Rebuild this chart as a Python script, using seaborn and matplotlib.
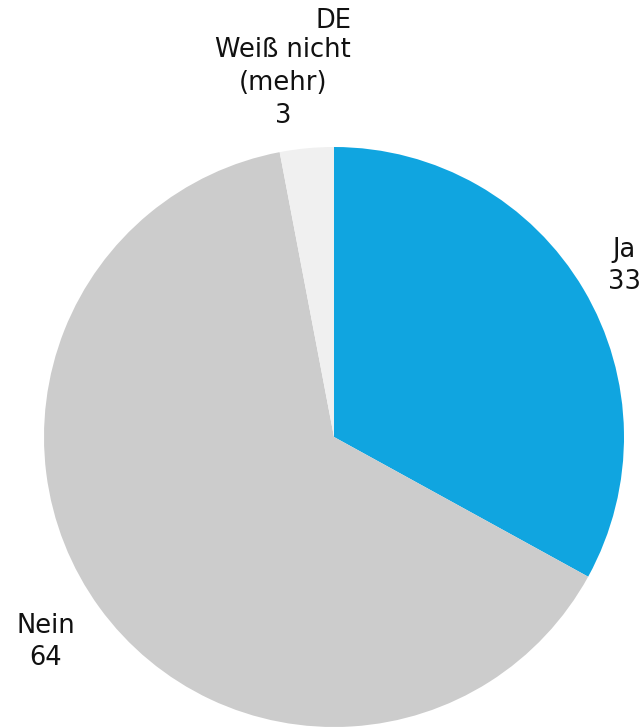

····················

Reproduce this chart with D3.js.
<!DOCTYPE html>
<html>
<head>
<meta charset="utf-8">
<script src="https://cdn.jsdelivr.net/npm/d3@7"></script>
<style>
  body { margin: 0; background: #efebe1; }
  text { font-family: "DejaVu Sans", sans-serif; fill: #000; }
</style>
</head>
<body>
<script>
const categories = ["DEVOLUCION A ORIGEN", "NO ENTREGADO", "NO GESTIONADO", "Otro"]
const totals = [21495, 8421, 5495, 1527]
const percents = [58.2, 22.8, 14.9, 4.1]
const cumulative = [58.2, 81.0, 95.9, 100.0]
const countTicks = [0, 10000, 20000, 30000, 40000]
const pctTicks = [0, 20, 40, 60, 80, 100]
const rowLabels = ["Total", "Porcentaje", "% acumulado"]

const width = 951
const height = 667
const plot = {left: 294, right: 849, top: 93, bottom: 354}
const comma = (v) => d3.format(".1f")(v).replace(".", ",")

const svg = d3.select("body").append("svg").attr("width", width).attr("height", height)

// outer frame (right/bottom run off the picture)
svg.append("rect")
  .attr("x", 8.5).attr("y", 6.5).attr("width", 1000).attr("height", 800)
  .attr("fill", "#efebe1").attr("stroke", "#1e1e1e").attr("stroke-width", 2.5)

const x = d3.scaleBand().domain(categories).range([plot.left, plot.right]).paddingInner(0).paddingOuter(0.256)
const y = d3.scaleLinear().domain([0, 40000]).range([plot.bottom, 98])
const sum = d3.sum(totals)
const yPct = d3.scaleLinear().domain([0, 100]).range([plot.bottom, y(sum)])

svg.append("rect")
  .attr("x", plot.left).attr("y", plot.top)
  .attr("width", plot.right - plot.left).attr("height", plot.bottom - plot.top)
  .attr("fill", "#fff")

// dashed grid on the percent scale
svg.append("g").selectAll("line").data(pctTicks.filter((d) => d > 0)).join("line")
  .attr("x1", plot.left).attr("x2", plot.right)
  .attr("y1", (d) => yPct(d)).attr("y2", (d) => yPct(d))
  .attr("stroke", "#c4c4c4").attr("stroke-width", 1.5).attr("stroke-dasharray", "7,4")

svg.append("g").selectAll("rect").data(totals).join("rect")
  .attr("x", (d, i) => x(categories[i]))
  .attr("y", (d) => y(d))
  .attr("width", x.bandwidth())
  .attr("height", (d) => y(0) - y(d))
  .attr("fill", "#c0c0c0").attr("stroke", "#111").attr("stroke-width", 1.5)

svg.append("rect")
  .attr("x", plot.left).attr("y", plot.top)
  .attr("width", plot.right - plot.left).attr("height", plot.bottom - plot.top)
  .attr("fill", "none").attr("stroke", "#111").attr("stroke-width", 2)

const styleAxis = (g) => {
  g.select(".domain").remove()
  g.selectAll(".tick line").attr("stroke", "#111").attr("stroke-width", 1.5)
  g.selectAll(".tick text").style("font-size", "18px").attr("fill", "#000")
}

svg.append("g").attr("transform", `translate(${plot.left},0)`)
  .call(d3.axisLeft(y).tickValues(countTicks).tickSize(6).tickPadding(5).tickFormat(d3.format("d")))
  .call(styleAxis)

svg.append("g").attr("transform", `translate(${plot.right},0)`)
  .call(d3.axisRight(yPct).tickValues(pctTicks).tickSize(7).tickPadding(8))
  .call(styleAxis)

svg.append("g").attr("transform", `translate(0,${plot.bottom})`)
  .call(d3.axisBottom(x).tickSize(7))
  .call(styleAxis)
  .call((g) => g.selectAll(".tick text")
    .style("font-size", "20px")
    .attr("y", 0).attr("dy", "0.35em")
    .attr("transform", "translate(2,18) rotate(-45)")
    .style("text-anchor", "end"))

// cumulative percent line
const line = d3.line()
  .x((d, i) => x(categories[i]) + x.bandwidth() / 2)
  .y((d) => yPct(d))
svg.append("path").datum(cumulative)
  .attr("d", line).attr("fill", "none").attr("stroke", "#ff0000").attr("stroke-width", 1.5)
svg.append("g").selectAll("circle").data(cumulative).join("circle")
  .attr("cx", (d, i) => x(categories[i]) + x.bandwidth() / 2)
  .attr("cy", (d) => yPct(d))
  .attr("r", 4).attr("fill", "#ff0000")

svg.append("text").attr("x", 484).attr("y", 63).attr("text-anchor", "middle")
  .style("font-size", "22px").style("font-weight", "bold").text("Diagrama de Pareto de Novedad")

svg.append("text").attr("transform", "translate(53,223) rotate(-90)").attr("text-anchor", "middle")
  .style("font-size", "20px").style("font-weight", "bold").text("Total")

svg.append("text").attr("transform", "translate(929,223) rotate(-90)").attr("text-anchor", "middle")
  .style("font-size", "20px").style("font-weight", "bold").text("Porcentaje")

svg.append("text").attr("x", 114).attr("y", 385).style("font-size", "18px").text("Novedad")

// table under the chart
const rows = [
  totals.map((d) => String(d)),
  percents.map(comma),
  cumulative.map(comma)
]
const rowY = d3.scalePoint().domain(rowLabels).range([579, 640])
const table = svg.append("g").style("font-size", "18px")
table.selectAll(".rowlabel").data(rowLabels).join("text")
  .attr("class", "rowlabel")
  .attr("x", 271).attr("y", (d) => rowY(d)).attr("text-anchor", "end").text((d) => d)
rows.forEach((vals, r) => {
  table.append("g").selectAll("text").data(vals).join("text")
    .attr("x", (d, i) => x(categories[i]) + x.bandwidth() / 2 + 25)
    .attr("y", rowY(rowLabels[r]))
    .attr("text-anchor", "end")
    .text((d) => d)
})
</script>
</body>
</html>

····················

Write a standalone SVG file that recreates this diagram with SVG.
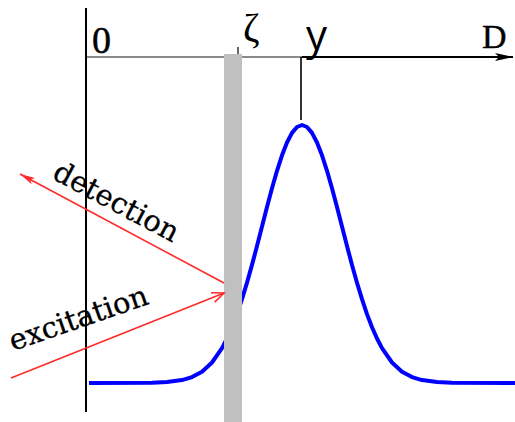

····················

- Exercise objective: Copy out each line of the data containing the string "script".

- Result for this task:
Rebuild this chart as a Python script, using seaborn and matplotlib.
<script src="https://cdn.jsdelivr.net/npm/d3@7"></script>
<script>
</script>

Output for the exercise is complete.